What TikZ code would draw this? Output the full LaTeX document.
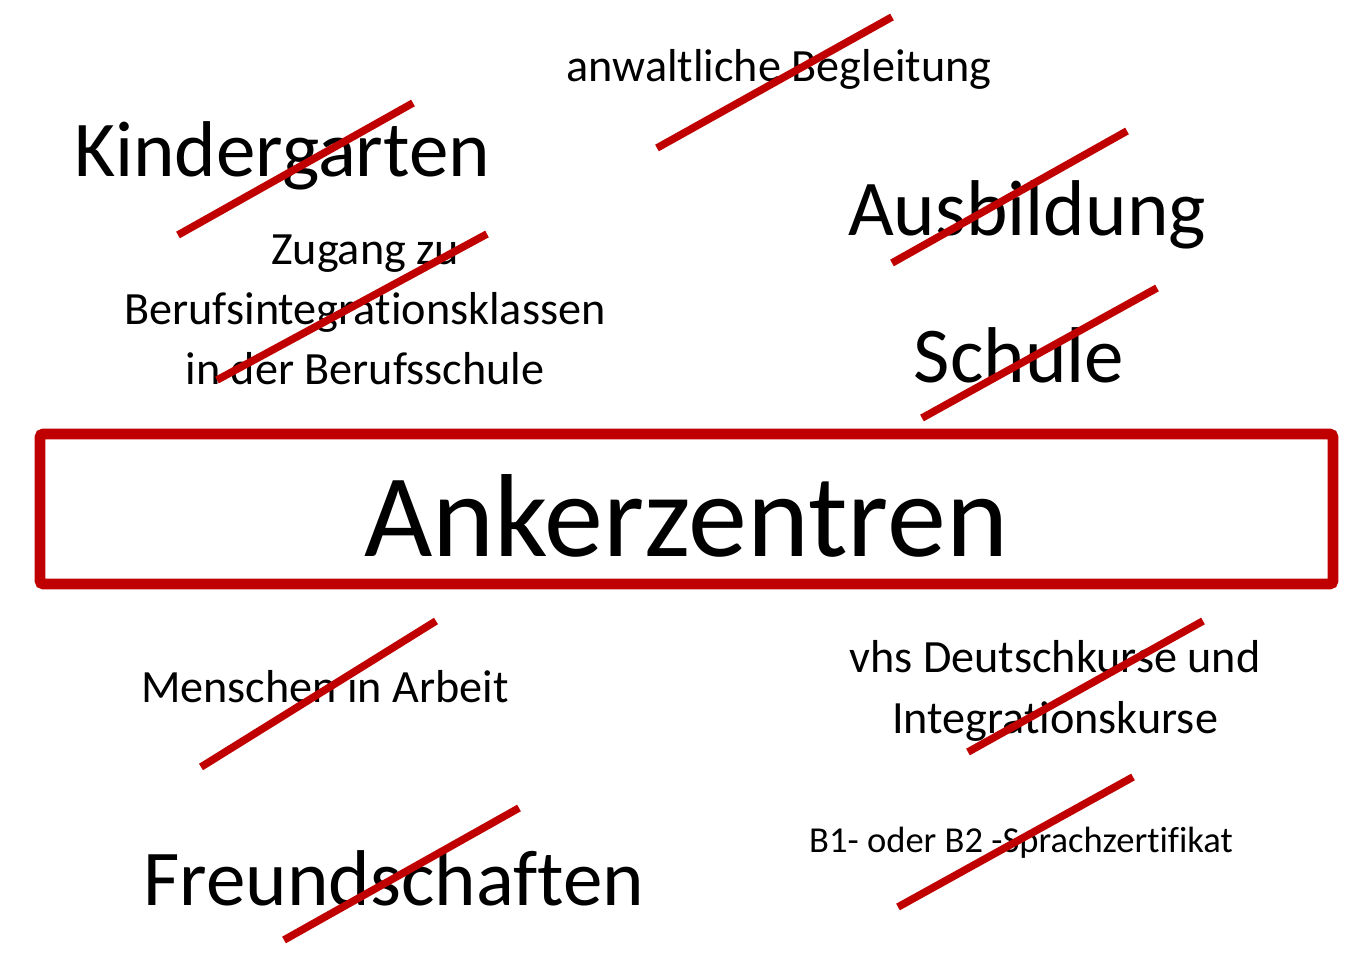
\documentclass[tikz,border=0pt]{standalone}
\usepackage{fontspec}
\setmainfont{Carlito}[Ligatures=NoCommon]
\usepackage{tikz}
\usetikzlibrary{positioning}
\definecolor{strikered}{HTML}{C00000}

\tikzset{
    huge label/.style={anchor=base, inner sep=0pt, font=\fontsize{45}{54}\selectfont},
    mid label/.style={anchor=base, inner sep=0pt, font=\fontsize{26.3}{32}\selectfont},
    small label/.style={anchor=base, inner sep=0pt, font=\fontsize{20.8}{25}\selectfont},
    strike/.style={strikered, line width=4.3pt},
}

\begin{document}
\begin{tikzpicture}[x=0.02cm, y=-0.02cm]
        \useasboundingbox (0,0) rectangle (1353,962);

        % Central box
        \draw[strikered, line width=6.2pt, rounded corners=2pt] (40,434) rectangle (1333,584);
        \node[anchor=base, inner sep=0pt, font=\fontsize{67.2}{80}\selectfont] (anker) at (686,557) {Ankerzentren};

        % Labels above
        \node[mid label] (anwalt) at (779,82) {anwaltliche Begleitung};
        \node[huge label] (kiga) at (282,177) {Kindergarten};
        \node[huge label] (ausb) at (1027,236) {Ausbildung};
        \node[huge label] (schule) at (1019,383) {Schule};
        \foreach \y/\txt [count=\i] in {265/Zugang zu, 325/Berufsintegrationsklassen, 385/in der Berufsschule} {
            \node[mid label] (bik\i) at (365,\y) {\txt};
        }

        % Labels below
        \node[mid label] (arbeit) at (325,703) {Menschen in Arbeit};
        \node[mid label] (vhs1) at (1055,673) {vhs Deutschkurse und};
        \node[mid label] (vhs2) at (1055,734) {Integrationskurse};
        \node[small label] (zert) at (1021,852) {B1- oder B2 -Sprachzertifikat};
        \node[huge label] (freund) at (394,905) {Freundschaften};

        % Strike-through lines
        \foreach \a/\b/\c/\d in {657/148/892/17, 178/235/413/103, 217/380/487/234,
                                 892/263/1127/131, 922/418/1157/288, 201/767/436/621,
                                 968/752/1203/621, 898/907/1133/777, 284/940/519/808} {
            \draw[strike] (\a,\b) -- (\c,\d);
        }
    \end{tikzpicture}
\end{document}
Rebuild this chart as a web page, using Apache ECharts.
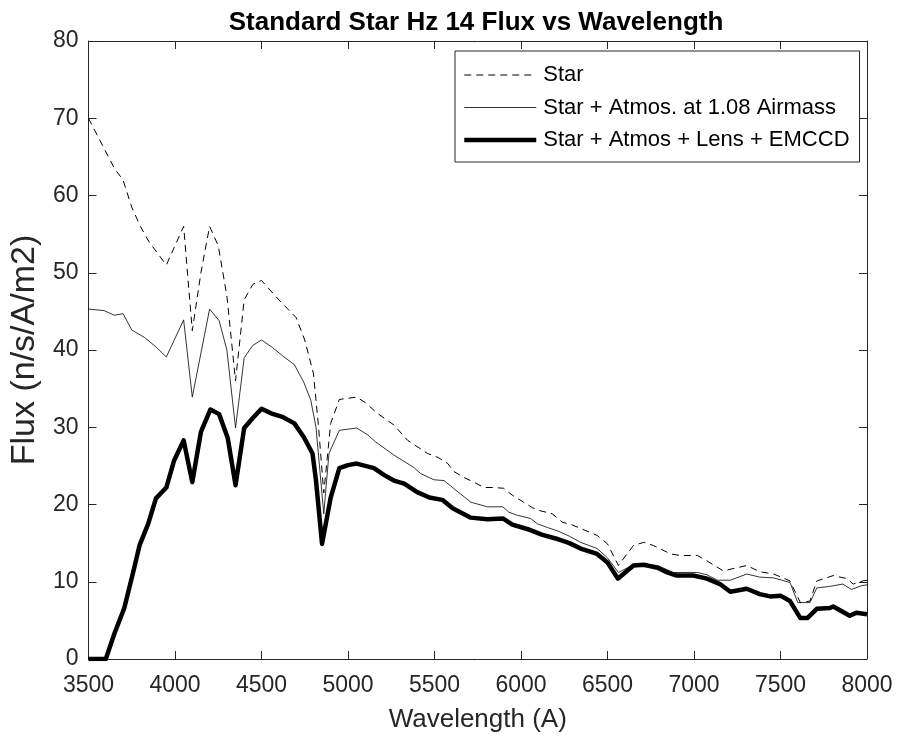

____

Verbatim reproduction of every record is required; images are left out.

**Task result:**
What TikZ code would draw this? Output the full LaTeX document.
\documentclass[tikz,border=0pt]{standalone}
\usepackage{fontspec}
\setmainfont{Carlito}[Ligatures=NoCommon]
\usepackage{tikz}
\usetikzlibrary{positioning}
\definecolor{strikered}{HTML}{C00000}

\tikzset{
    huge label/.style={anchor=base, inner sep=0pt, font=\fontsize{45}{54}\selectfont},
    mid label/.style={anchor=base, inner sep=0pt, font=\fontsize{26.3}{32}\selectfont},
    small label/.style={anchor=base, inner sep=0pt, font=\fontsize{20.8}{25}\selectfont},
    strike/.style={strikered, line width=4.3pt},
}

\begin{document}
\begin{tikzpicture}[x=0.02cm, y=-0.02cm]
        \useasboundingbox (0,0) rectangle (1353,962);

        % Central box
        \draw[strikered, line width=6.2pt, rounded corners=2pt] (40,434) rectangle (1333,584);
        \node[anchor=base, inner sep=0pt, font=\fontsize{67.2}{80}\selectfont] (anker) at (686,557) {Ankerzentren};

        % Labels above
        \node[mid label] (anwalt) at (779,82) {anwaltliche Begleitung};
        \node[huge label] (kiga) at (282,177) {Kindergarten};
        \node[huge label] (ausb) at (1027,236) {Ausbildung};
        \node[huge label] (schule) at (1019,383) {Schule};
        \foreach \y/\txt [count=\i] in {265/Zugang zu, 325/Berufsintegrationsklassen, 385/in der Berufsschule} {
            \node[mid label] (bik\i) at (365,\y) {\txt};
        }

        % Labels below
        \node[mid label] (arbeit) at (325,703) {Menschen in Arbeit};
        \node[mid label] (vhs1) at (1055,673) {vhs Deutschkurse und};
        \node[mid label] (vhs2) at (1055,734) {Integrationskurse};
        \node[small label] (zert) at (1021,852) {B1- oder B2 -Sprachzertifikat};
        \node[huge label] (freund) at (394,905) {Freundschaften};

        % Strike-through lines
        \foreach \a/\b/\c/\d in {657/148/892/17, 178/235/413/103, 217/380/487/234,
                                 892/263/1127/131, 922/418/1157/288, 201/767/436/621,
                                 968/752/1203/621, 898/907/1133/777, 284/940/519/808} {
            \draw[strike] (\a,\b) -- (\c,\d);
        }
    \end{tikzpicture}
\end{document}
Rebuild this chart as a web page, using Apache ECharts.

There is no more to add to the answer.